Records with drawing code
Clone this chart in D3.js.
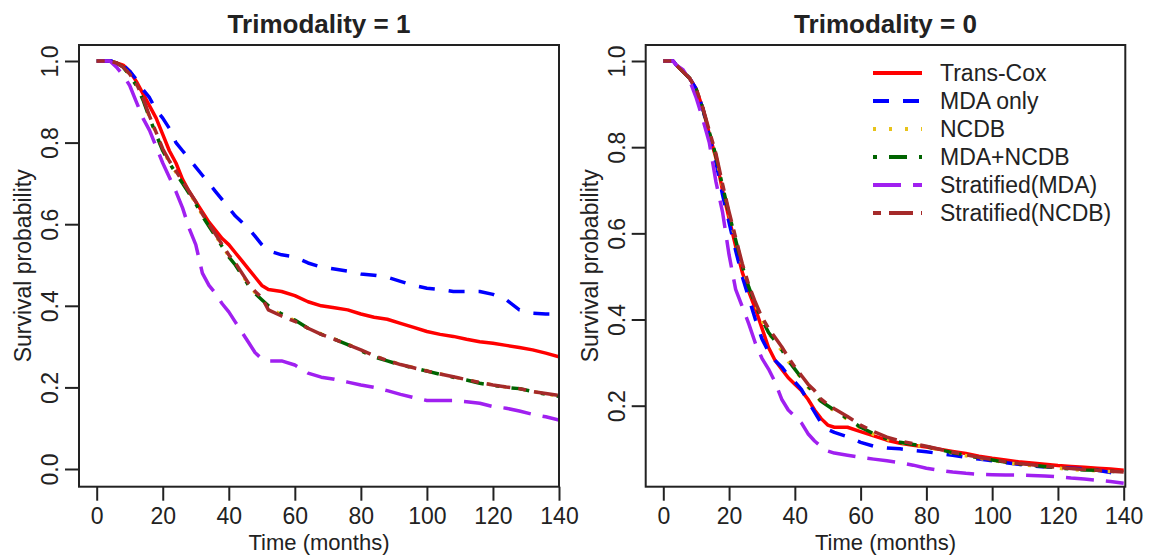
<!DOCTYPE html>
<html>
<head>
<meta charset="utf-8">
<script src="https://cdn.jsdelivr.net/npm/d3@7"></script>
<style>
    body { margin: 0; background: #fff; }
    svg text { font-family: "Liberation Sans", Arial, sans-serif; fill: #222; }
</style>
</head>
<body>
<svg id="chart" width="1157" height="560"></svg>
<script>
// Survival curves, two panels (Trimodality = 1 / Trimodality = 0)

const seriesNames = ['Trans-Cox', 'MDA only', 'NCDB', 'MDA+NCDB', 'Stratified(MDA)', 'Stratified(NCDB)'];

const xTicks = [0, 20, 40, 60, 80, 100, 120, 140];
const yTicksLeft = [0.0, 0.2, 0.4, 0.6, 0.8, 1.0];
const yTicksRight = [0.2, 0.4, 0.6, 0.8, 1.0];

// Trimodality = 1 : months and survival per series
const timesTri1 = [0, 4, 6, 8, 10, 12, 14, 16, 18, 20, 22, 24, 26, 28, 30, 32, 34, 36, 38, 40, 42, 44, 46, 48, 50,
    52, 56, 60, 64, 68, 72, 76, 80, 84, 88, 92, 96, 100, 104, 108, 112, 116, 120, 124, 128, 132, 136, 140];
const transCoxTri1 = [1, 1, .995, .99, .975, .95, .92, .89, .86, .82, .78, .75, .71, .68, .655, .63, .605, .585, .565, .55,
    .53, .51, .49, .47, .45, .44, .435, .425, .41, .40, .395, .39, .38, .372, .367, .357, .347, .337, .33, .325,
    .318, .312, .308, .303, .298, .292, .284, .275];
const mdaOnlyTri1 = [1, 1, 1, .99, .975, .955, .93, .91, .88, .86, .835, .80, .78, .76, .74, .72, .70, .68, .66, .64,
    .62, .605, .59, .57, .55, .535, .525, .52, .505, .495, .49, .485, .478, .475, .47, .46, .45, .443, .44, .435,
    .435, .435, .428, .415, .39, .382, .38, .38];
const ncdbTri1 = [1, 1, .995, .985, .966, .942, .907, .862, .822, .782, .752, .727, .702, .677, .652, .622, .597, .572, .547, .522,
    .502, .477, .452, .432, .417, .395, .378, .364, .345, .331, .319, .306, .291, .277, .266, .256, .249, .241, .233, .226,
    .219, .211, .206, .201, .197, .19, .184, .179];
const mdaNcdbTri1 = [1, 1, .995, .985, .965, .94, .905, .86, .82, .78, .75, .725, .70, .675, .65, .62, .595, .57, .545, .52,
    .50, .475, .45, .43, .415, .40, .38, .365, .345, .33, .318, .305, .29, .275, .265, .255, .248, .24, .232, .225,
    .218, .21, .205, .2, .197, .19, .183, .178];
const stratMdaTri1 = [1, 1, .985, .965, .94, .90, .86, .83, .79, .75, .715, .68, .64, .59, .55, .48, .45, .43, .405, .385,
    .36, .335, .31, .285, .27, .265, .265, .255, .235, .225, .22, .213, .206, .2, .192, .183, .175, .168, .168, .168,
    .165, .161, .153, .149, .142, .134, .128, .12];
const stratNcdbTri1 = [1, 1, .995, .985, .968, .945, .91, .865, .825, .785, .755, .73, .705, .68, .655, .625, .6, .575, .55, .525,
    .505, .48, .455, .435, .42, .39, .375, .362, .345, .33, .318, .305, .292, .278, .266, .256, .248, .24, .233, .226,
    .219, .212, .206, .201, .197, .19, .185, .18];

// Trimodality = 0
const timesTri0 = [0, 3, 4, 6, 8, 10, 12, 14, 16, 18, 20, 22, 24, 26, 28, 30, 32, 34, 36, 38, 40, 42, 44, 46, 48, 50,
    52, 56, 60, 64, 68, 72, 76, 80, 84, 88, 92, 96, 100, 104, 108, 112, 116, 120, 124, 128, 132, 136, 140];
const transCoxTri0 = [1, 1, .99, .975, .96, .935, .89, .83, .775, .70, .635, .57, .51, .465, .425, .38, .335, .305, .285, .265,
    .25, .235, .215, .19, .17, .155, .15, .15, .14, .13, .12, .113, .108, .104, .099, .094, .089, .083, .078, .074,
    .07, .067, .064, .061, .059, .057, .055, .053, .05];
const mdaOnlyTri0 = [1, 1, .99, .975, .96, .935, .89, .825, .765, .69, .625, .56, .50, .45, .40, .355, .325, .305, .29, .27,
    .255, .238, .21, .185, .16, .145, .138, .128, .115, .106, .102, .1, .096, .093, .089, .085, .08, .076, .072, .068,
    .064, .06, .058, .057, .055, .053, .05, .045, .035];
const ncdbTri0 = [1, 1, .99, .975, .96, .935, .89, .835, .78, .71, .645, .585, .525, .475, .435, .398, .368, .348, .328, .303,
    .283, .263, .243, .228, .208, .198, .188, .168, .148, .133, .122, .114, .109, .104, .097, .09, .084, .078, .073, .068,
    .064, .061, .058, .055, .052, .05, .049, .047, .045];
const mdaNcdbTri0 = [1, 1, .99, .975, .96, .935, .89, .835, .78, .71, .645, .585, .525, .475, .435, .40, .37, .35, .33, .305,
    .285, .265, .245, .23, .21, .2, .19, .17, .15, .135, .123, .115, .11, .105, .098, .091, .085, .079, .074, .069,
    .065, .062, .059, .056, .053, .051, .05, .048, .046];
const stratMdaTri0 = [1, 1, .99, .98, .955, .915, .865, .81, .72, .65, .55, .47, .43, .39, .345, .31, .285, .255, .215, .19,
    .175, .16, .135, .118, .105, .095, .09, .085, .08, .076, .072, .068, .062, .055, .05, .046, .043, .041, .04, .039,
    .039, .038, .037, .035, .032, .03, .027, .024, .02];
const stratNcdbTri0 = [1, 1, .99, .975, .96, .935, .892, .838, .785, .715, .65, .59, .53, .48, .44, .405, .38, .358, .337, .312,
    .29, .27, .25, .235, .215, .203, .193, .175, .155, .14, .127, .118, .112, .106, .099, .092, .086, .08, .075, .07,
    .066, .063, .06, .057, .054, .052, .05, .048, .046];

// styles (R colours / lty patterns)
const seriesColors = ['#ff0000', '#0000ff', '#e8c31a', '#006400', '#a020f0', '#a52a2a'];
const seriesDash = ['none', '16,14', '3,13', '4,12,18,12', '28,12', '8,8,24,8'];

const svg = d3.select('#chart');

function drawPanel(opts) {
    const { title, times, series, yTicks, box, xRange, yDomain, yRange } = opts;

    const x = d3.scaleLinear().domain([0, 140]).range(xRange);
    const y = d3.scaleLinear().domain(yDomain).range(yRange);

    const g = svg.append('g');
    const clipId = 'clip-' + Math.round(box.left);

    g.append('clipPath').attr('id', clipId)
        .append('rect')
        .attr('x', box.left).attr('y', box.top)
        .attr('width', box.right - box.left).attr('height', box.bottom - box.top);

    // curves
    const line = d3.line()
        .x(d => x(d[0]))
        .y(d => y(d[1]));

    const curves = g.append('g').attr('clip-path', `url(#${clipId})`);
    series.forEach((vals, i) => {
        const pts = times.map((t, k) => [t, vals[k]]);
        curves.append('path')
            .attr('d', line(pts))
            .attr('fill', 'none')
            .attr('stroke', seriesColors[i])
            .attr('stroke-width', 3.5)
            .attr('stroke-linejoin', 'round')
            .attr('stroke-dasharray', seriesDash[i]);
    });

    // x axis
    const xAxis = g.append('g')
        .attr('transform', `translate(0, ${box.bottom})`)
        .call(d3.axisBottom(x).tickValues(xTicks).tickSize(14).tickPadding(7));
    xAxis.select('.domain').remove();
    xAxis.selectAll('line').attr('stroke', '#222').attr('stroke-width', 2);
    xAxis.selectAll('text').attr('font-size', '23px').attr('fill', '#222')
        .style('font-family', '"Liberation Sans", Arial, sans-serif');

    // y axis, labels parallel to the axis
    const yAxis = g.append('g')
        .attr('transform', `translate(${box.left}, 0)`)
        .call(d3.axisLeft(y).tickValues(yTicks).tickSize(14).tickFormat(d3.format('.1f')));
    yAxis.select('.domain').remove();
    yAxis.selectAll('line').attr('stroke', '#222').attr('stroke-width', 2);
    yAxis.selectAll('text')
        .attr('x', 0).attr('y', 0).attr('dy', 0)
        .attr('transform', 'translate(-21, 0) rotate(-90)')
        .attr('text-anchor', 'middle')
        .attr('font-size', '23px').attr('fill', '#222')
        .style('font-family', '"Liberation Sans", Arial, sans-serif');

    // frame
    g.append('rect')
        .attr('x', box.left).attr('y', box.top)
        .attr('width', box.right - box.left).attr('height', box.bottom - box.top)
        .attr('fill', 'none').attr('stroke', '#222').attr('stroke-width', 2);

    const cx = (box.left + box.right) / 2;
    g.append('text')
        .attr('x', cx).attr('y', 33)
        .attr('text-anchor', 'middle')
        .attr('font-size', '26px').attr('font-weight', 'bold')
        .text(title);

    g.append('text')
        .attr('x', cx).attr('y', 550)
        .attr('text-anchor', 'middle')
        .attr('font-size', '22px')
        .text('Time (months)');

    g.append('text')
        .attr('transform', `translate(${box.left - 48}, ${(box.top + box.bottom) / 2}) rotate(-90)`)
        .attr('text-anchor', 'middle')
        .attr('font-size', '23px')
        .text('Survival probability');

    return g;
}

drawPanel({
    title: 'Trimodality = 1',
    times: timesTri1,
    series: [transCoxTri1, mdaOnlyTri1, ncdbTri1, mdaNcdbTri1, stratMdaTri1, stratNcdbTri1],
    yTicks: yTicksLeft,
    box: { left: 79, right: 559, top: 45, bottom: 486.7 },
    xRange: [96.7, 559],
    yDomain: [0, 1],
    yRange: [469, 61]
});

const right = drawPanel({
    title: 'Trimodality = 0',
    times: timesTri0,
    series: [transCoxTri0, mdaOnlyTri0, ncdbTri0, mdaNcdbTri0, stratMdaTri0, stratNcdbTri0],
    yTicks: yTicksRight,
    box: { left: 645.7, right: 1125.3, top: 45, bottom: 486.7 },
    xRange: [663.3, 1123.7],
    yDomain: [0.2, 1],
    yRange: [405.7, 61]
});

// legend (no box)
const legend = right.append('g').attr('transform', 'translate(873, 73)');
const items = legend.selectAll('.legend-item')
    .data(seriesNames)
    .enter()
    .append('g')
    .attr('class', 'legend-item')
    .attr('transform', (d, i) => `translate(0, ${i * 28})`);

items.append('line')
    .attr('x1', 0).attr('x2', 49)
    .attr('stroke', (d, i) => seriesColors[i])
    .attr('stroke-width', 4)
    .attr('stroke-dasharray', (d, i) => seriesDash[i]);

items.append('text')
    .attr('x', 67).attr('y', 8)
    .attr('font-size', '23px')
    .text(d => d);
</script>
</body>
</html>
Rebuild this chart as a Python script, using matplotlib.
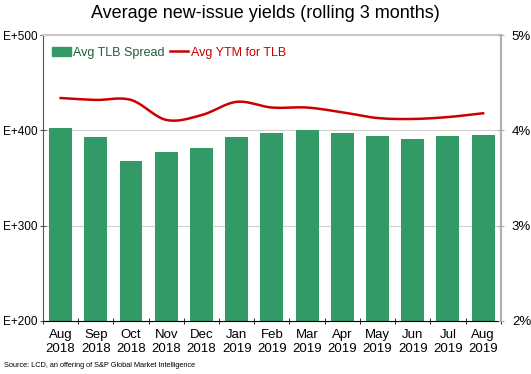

* Directive: Start at the first line of the records and write out everything up to and including the line containing "const yTicksRight = [0.2, 0.4, 0.6, 0.8, 1.0];". No pictures.

* Solution for this problem:
Clone this chart in D3.js.
<!DOCTYPE html>
<html>
<head>
<meta charset="utf-8">
<script src="https://cdn.jsdelivr.net/npm/d3@7"></script>
<style>
    body { margin: 0; background: #fff; }
    svg text { font-family: "Liberation Sans", Arial, sans-serif; fill: #222; }
</style>
</head>
<body>
<svg id="chart" width="1157" height="560"></svg>
<script>
// Survival curves, two panels (Trimodality = 1 / Trimodality = 0)

const seriesNames = ['Trans-Cox', 'MDA only', 'NCDB', 'MDA+NCDB', 'Stratified(MDA)', 'Stratified(NCDB)'];

const xTicks = [0, 20, 40, 60, 80, 100, 120, 140];
const yTicksLeft = [0.0, 0.2, 0.4, 0.6, 0.8, 1.0];
const yTicksRight = [0.2, 0.4, 0.6, 0.8, 1.0];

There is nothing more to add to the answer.